* Start *

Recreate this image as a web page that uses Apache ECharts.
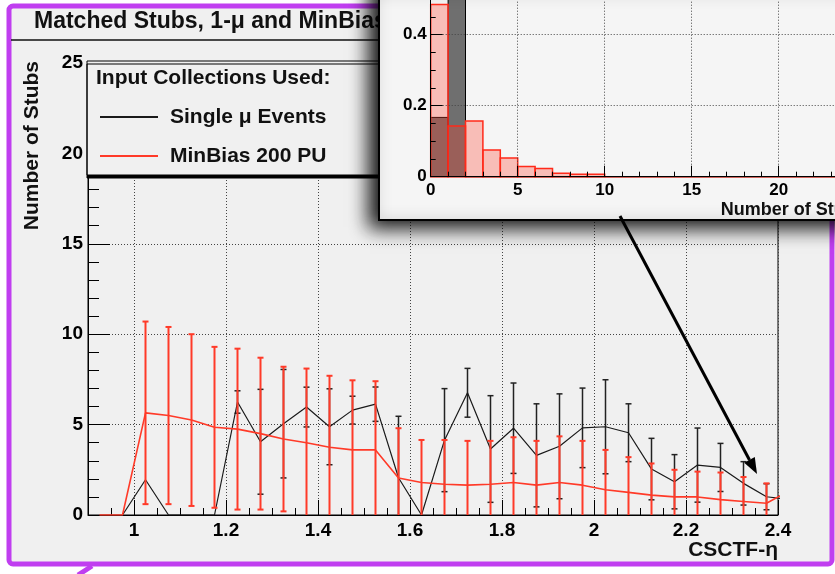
<!DOCTYPE html>
<html><head><meta charset="utf-8">
<script src="https://cdn.jsdelivr.net/npm/echarts@6/dist/echarts.min.js"></script>
<style>html,body{margin:0;padding:0;background:#fff}#c{width:835px;height:574px}</style>
</head><body><div id="c"></div><script>
// ---- main panel data (CSCTF eta bins, width 0.05) ----
const etaCenters = [0.925,0.975,1.025,1.075,1.125,1.175,1.225,1.275,1.325,1.375,1.425,1.475,1.525,1.575,1.625,1.675,1.725,1.775,1.825,1.875,1.925,1.975,2.025,2.075,2.125,2.175,2.225,2.275,2.325,2.375,2.425];
const singleMu    = [null,0,1.95,0,0,0,6.25,4.05,5.05,5.97,4.88,5.8,6.13,2.06,0,4.14,6.76,3.65,4.8,3.3,3.8,4.82,4.88,4.55,2.54,1.84,2.76,2.63,1.75,1.01,0.85];
const singleMuErr = [0,0,0,0,0,0,0.62,2.9,3.0,1.1,2.1,0.77,0.95,3.4,0,2.85,1.35,2.95,2.5,2.85,2.9,2.2,2.6,1.6,1.7,1.5,2.05,1.33,1.2,0.72,0];
const minBias     = [0,0,5.65,5.5,5.25,4.85,4.75,4.5,4.2,4.0,3.75,3.6,3.6,2.05,1.8,1.7,1.65,1.7,1.8,1.65,1.8,1.65,1.4,1.25,1.1,1.0,1.0,0.85,0.75,0.65,1.35];
const minBiasErr  = [0,0,5.05,4.9,4.75,4.45,4.45,4.2,4.0,4.1,3.95,3.85,3.8,2.75,2.35,2.45,2.45,2.4,2.5,2.45,2.55,2.45,2.2,1.95,1.75,1.5,1.4,1.5,1.35,1.1,0];
const etaTickLabels = [1,1.2,1.4,1.6,1.8,2.0,2.2,2.4];
const seriesNames = ['Single \u03bc Events','MinBias 200 PU'];

// ---- inset data (number of stubs, normalised) ----
const stubBinLow  = [0,1,2,3,4,5,6,7,8,9,10,11,12,13,14,15,16,17,18,19,20,21,22,23,24];
const stubBinHigh = [1,2,3,4,5,6,7,8,9,10,11,12,13,14,15,16,17,18,19,20,21,22,23,24,25];
const stubsMinBias  = [0.485,0.143,0.157,0.075,0.053,0.029,0.023,0.010,0.007,0.007,0,0,0,0,0,0,0,0,0,0,0,0,0,0,0];
const stubsSingleMu = [0.167,0.833,0,0,0,0,0,0,0,0,0,0,0,0,0,0,0,0,0,0,0,0,0,0,0];

const FONT = '"Liberation Sans", Arial, Helvetica, sans-serif';
const Y_MIN = 0, Y_MAX = 25;
const RED = '#ff3a28', BLACK = '#1a1a1a';

function errRender(color, w) {
  return function (params, api) {
    const x = api.value(0), v = api.value(1), e = api.value(2);
    const kids = [];
    if (e > 0 && v != null && !isNaN(v)) {
      const lo = Math.max(Y_MIN, v - e), hi = Math.min(Y_MAX, v + e);
      const pLo = api.coord([x, lo]), pHi = api.coord([x, hi]);
      const st = {stroke: color, lineWidth: w};
      kids.push({type:'line', shape:{x1:pLo[0],y1:pLo[1],x2:pHi[0],y2:pHi[1]}, style:st});
      if (v + e <= Y_MAX) kids.push({type:'line', shape:{x1:pHi[0]-3,y1:pHi[1],x2:pHi[0]+3,y2:pHi[1]}, style:st});
      if (v - e >= Y_MIN) kids.push({type:'line', shape:{x1:pLo[0]-3,y1:pLo[1],x2:pLo[0]+3,y2:pLo[1]}, style:st});
    }
    return {type:'group', children:kids};
  };
}
function histRender(fill, stroke, lw) {
  return function (params, api) {
    const p0 = api.coord([api.value(0), 0]);
    const p1 = api.coord([api.value(1), api.value(2)]);
    return {type:'rect', shape:{x:p0[0], y:p1[1], width:p1[0]-p0[0], height:p0[1]-p1[1]},
            style:{fill:fill, stroke:stroke, lineWidth:lw}};
  };
}
const mk = (xs, ys) => xs.map((x,i) => [x, ys[i]]);
const mkE = (xs, ys, es) => xs.map((x,i) => [x, ys[i], es[i]]);
const mkH = (vals) => stubBinLow.map((lo,i) => [lo, stubBinHigh[i], vals[i]]);

const chart = echarts.init(document.getElementById('c'), null, {renderer:'canvas'});
const tickLbl = {color:'#000', fontFamily:FONT, fontWeight:'bold', fontSize:19};
const dotted = {show:true, lineStyle:{color:'#444', type:[1,2], width:1}};

chart.setOption({
  animation:false,
  backgroundColor:'#fff',
  title:[
    {text:'Matched Stubs, 1-\u03bc and MinBias 200 PU', left:34, top:10, padding:0,
     textStyle:{fontFamily:FONT, fontWeight:'bold', fontSize:23, color:'#111'}},
    {text:'Input Collections Used:', left:96, top:68, padding:0,
     textStyle:{fontFamily:FONT, fontWeight:'bold', fontSize:21, color:'#111'}}
  ],
  legend:{
    data:seriesNames, orient:'vertical', left:87, top:61,
    padding:[44,230,7,13], itemGap:15, itemWidth:58, itemHeight:2, icon:'rect',
    backgroundColor:'#f0f0f0', borderColor:'#000', borderWidth:1,
    shadowColor:'#000', shadowBlur:0, shadowOffsetX:0, shadowOffsetY:3,
    textStyle:{fontFamily:FONT, fontWeight:'bold', fontSize:21, color:'#111', lineHeight:24, padding:[0,0,0,7]},
    selectedMode:false
  },
  grid:[
    {left:88, right:57, top:63, bottom:59, show:true, borderColor:'#000', borderWidth:1, backgroundColor:'transparent', outerBoundsMode:'none'},
    {left:430.7, right:-30.7, top:-178.3, bottom:397.3, show:false, outerBoundsMode:'none'}
  ],
  xAxis:[
    {type:'value', gridIndex:0, position:'bottom', min:0.9, max:2.4,
     name:'CSCTF-\u03b7', nameLocation:'end', nameGap:0, nameMoveOverlap:false,
     nameTextStyle:{fontFamily:FONT, fontWeight:'bold', fontSize:21, color:'#111', align:'right', verticalAlign:'top', padding:[25,0,0,0]},
     axisLine:{show:true, lineStyle:{color:'#000', width:1}},
     axisTick:{show:true, inside:true, length:15, customValues:etaTickLabels, lineStyle:{color:'#000'}},
     axisLabel:{...tickLbl, margin:6, customValues:etaTickLabels},
     splitLine:dotted, minorTick:{show:false}},
    {type:'value', gridIndex:0, position:'bottom', min:0.9, max:2.4, interval:0.05,
     axisLine:{show:false}, axisLabel:{show:false}, splitLine:{show:false},
     axisTick:{show:true, inside:true, length:7, lineStyle:{color:'#000'}}},
    {type:'value', gridIndex:1, position:'bottom', min:0, max:25, interval:5, z:24,
     name:'Number of Stubs', nameLocation:'end', nameGap:0, nameMoveOverlap:false,
     nameTextStyle:{fontFamily:FONT, fontWeight:'bold', fontSize:18, color:'#111', align:'right', verticalAlign:'top', padding:[24,0,0,0]},
     axisLine:{show:true, lineStyle:{color:'#000'}},
     axisTick:{show:true, inside:true, length:11, lineStyle:{color:'#000'}},
     minorTick:{show:true, splitNumber:5, length:5, lineStyle:{color:'#000'}},
     axisLabel:{...tickLbl, fontSize:17, margin:5},
     splitLine:dotted}
  ],
  yAxis:[
    {type:'value', gridIndex:0, min:0, max:25, interval:5,
     name:'Number of Stubs', nameLocation:'end', nameRotate:90, nameGap:2, nameMoveOverlap:false,
     nameTextStyle:{fontFamily:FONT, fontWeight:'bold', fontSize:21, color:'#111', align:'right', verticalAlign:'bottom', padding:[0,0,45,0]},
     axisLine:{show:true, lineStyle:{color:'#000'}},
     axisTick:{show:true, inside:true, length:22, lineStyle:{color:'#000'}},
     minorTick:{show:true, splitNumber:5, length:11, lineStyle:{color:'#000'}},
     axisLabel:{...tickLbl, margin:5},
     splitLine:dotted},
    {type:'value', gridIndex:1, min:0, max:1, interval:0.2, z:24,
     axisLine:{show:true, lineStyle:{color:'#000'}},
     axisTick:{show:true, inside:true, length:12, lineStyle:{color:'#000'}},
     minorTick:{show:true, splitNumber:4, length:5, lineStyle:{color:'#000'}},
     axisLabel:{...tickLbl, fontSize:17, margin:4},
     splitLine:dotted}
  ],
  graphic:[
    {type:'rect', z:-1, silent:true, shape:{x:9, y:6, width:823, height:558, r:4},
     style:{fill:'#f0f0f0', stroke:'#c03ef0', lineWidth:5}},
    {type:'line', z:1, silent:true, shape:{x1:11, y1:40, x2:420, y2:40}, style:{stroke:'#111', lineWidth:1.5}},
    {type:'line', z:1, silent:true, shape:{x1:78, y1:575, x2:92, y2:566}, style:{stroke:'#c03ef0', lineWidth:5}},
    {type:'rect', z:20, silent:true, shape:{x:379, y:-20, width:520, height:240},
     style:{fill:'#f5f5f5', stroke:'#000', lineWidth:2, shadowBlur:18, shadowColor:'rgba(0,0,0,0.95)', shadowOffsetX:-9, shadowOffsetY:7}},
    {type:'line', z:30, silent:true, shape:{x1:620, y1:216, x2:749.5, y2:460}, style:{stroke:'#000', lineWidth:3}},
    {type:'polygon', z:30, silent:true, shape:{points:[[757,474],[744.2,462.7],[754.8,457.1]]}, style:{fill:'#000'}}
  ],
  series:[
    {name:seriesNames[0], type:'line', xAxisIndex:0, yAxisIndex:0, z:2, data:mk(etaCenters, singleMu),
     showSymbol:false, symbol:'none', itemStyle:{color:BLACK}, lineStyle:{color:BLACK, width:1.2}},
    {name:'Single \u03bc errors', type:'custom', xAxisIndex:0, yAxisIndex:0, z:2,
     data:mkE(etaCenters, singleMu, singleMuErr), encode:{x:0, y:1}, renderItem:errRender('#222', 1.5)},
    {name:seriesNames[1], type:'line', xAxisIndex:0, yAxisIndex:0, z:3, data:mk(etaCenters, minBias),
     showSymbol:false, symbol:'none', itemStyle:{color:RED}, lineStyle:{color:RED, width:1.6}},
    {name:'MinBias errors', type:'custom', xAxisIndex:0, yAxisIndex:0, z:3,
     data:mkE(etaCenters, minBias, minBiasErr), encode:{x:0, y:1}, renderItem:errRender(RED, 2)},
    {name:'Single \u03bc stubs', type:'custom', xAxisIndex:2, yAxisIndex:1, z:22,
     data:mkH(stubsSingleMu), encode:{x:[0,1], y:2}, renderItem:histRender('rgba(0,0,0,0.55)', '#000', 1)},
    {name:'MinBias stubs', type:'custom', xAxisIndex:2, yAxisIndex:1, z:23,
     data:mkH(stubsMinBias), encode:{x:[0,1], y:2}, renderItem:histRender('rgba(255,60,40,0.3)', '#ff2a1a', 1.5)}
  ]
});
</script></body></html>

* End *

- _OBJECTIVE_
Leave the pictures out and please restate exactly the lines running from the start of the material through the one with "const RED = '#ff3a28', BLACK = '#1a1a1a';".

- _REPLY TO THE TASK_
Recreate this image as a web page that uses Apache ECharts.
<!DOCTYPE html>
<html><head><meta charset="utf-8">
<script src="https://cdn.jsdelivr.net/npm/echarts@6/dist/echarts.min.js"></script>
<style>html,body{margin:0;padding:0;background:#fff}#c{width:835px;height:574px}</style>
</head><body><div id="c"></div><script>
// ---- main panel data (CSCTF eta bins, width 0.05) ----
const etaCenters = [0.925,0.975,1.025,1.075,1.125,1.175,1.225,1.275,1.325,1.375,1.425,1.475,1.525,1.575,1.625,1.675,1.725,1.775,1.825,1.875,1.925,1.975,2.025,2.075,2.125,2.175,2.225,2.275,2.325,2.375,2.425];
const singleMu    = [null,0,1.95,0,0,0,6.25,4.05,5.05,5.97,4.88,5.8,6.13,2.06,0,4.14,6.76,3.65,4.8,3.3,3.8,4.82,4.88,4.55,2.54,1.84,2.76,2.63,1.75,1.01,0.85];
const singleMuErr = [0,0,0,0,0,0,0.62,2.9,3.0,1.1,2.1,0.77,0.95,3.4,0,2.85,1.35,2.95,2.5,2.85,2.9,2.2,2.6,1.6,1.7,1.5,2.05,1.33,1.2,0.72,0];
const minBias     = [0,0,5.65,5.5,5.25,4.85,4.75,4.5,4.2,4.0,3.75,3.6,3.6,2.05,1.8,1.7,1.65,1.7,1.8,1.65,1.8,1.65,1.4,1.25,1.1,1.0,1.0,0.85,0.75,0.65,1.35];
const minBiasErr  = [0,0,5.05,4.9,4.75,4.45,4.45,4.2,4.0,4.1,3.95,3.85,3.8,2.75,2.35,2.45,2.45,2.4,2.5,2.45,2.55,2.45,2.2,1.95,1.75,1.5,1.4,1.5,1.35,1.1,0];
const etaTickLabels = [1,1.2,1.4,1.6,1.8,2.0,2.2,2.4];
const seriesNames = ['Single \u03bc Events','MinBias 200 PU'];

// ---- inset data (number of stubs, normalised) ----
const stubBinLow  = [0,1,2,3,4,5,6,7,8,9,10,11,12,13,14,15,16,17,18,19,20,21,22,23,24];
const stubBinHigh = [1,2,3,4,5,6,7,8,9,10,11,12,13,14,15,16,17,18,19,20,21,22,23,24,25];
const stubsMinBias  = [0.485,0.143,0.157,0.075,0.053,0.029,0.023,0.010,0.007,0.007,0,0,0,0,0,0,0,0,0,0,0,0,0,0,0];
const stubsSingleMu = [0.167,0.833,0,0,0,0,0,0,0,0,0,0,0,0,0,0,0,0,0,0,0,0,0,0,0];

const FONT = '"Liberation Sans", Arial, Helvetica, sans-serif';
const Y_MIN = 0, Y_MAX = 25;
const RED = '#ff3a28', BLACK = '#1a1a1a';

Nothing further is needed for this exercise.